_GIVEN PROBLEM:_
Give every line back verbatim, dropping all images.

── COLLECTED MATERIAL

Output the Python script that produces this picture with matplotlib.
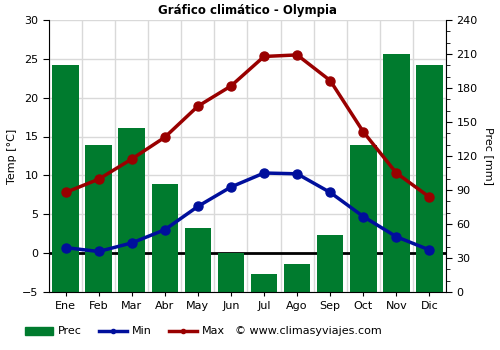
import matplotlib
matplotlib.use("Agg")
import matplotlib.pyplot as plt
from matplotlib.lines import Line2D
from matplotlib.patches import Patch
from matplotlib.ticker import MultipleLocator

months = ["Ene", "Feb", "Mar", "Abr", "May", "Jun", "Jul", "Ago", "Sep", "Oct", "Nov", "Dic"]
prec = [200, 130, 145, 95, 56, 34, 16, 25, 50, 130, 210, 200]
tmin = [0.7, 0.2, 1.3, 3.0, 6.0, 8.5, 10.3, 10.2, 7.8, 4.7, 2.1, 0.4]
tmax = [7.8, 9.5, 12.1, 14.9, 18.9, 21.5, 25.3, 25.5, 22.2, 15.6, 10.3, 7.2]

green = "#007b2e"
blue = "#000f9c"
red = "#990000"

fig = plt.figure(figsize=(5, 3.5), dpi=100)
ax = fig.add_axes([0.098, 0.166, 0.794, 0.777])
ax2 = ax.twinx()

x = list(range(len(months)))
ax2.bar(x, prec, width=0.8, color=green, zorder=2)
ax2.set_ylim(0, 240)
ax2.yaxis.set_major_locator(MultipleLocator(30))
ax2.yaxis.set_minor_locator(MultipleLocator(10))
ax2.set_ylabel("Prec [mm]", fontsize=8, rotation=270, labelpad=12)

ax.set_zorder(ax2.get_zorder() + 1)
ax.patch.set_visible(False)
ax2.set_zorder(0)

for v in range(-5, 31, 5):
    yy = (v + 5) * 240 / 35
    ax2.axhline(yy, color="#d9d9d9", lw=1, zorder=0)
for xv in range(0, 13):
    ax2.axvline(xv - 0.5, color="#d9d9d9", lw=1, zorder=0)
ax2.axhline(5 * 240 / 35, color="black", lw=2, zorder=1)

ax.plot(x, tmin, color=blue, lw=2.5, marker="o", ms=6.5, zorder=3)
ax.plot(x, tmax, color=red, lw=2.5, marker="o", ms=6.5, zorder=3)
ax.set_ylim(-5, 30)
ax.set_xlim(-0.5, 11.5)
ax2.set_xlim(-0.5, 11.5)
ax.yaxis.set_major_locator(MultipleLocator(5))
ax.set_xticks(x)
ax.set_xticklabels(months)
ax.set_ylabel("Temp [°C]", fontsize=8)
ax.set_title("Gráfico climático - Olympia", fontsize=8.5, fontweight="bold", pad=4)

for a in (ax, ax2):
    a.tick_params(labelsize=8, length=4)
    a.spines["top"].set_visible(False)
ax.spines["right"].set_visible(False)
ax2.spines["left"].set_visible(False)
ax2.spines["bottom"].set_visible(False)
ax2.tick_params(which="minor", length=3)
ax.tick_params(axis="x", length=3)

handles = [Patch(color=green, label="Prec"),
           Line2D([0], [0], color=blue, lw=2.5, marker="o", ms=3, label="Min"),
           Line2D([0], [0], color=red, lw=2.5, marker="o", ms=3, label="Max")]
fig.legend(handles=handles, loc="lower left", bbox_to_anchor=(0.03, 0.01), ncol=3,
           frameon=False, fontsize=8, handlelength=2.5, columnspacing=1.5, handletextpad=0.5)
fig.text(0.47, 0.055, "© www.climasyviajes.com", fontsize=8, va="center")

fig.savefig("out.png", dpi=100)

────

_ANSWER TO THE TASK:_
Output the Python script that produces this picture with matplotlib.
import matplotlib
matplotlib.use("Agg")
import matplotlib.pyplot as plt
from matplotlib.lines import Line2D
from matplotlib.patches import Patch
from matplotlib.ticker import MultipleLocator

months = ["Ene", "Feb", "Mar", "Abr", "May", "Jun", "Jul", "Ago", "Sep", "Oct", "Nov", "Dic"]
prec = [200, 130, 145, 95, 56, 34, 16, 25, 50, 130, 210, 200]
tmin = [0.7, 0.2, 1.3, 3.0, 6.0, 8.5, 10.3, 10.2, 7.8, 4.7, 2.1, 0.4]
tmax = [7.8, 9.5, 12.1, 14.9, 18.9, 21.5, 25.3, 25.5, 22.2, 15.6, 10.3, 7.2]

green = "#007b2e"
blue = "#000f9c"
red = "#990000"

fig = plt.figure(figsize=(5, 3.5), dpi=100)
ax = fig.add_axes([0.098, 0.166, 0.794, 0.777])
ax2 = ax.twinx()

x = list(range(len(months)))
ax2.bar(x, prec, width=0.8, color=green, zorder=2)
ax2.set_ylim(0, 240)
ax2.yaxis.set_major_locator(MultipleLocator(30))
ax2.yaxis.set_minor_locator(MultipleLocator(10))
ax2.set_ylabel("Prec [mm]", fontsize=8, rotation=270, labelpad=12)

ax.set_zorder(ax2.get_zorder() + 1)
ax.patch.set_visible(False)
ax2.set_zorder(0)

for v in range(-5, 31, 5):
    yy = (v + 5) * 240 / 35
    ax2.axhline(yy, color="#d9d9d9", lw=1, zorder=0)
for xv in range(0, 13):
    ax2.axvline(xv - 0.5, color="#d9d9d9", lw=1, zorder=0)
ax2.axhline(5 * 240 / 35, color="black", lw=2, zorder=1)

ax.plot(x, tmin, color=blue, lw=2.5, marker="o", ms=6.5, zorder=3)
ax.plot(x, tmax, color=red, lw=2.5, marker="o", ms=6.5, zorder=3)
ax.set_ylim(-5, 30)
ax.set_xlim(-0.5, 11.5)
ax2.set_xlim(-0.5, 11.5)
ax.yaxis.set_major_locator(MultipleLocator(5))
ax.set_xticks(x)
ax.set_xticklabels(months)
ax.set_ylabel("Temp [°C]", fontsize=8)
ax.set_title("Gráfico climático - Olympia", fontsize=8.5, fontweight="bold", pad=4)

for a in (ax, ax2):
    a.tick_params(labelsize=8, length=4)
    a.spines["top"].set_visible(False)
ax.spines["right"].set_visible(False)
ax2.spines["left"].set_visible(False)
ax2.spines["bottom"].set_visible(False)
ax2.tick_params(which="minor", length=3)
ax.tick_params(axis="x", length=3)

handles = [Patch(color=green, label="Prec"),
           Line2D([0], [0], color=blue, lw=2.5, marker="o", ms=3, label="Min"),
           Line2D([0], [0], color=red, lw=2.5, marker="o", ms=3, label="Max")]
fig.legend(handles=handles, loc="lower left", bbox_to_anchor=(0.03, 0.01), ncol=3,
           frameon=False, fontsize=8, handlelength=2.5, columnspacing=1.5, handletextpad=0.5)
fig.text(0.47, 0.055, "© www.climasyviajes.com", fontsize=8, va="center")

fig.savefig("out.png", dpi=100)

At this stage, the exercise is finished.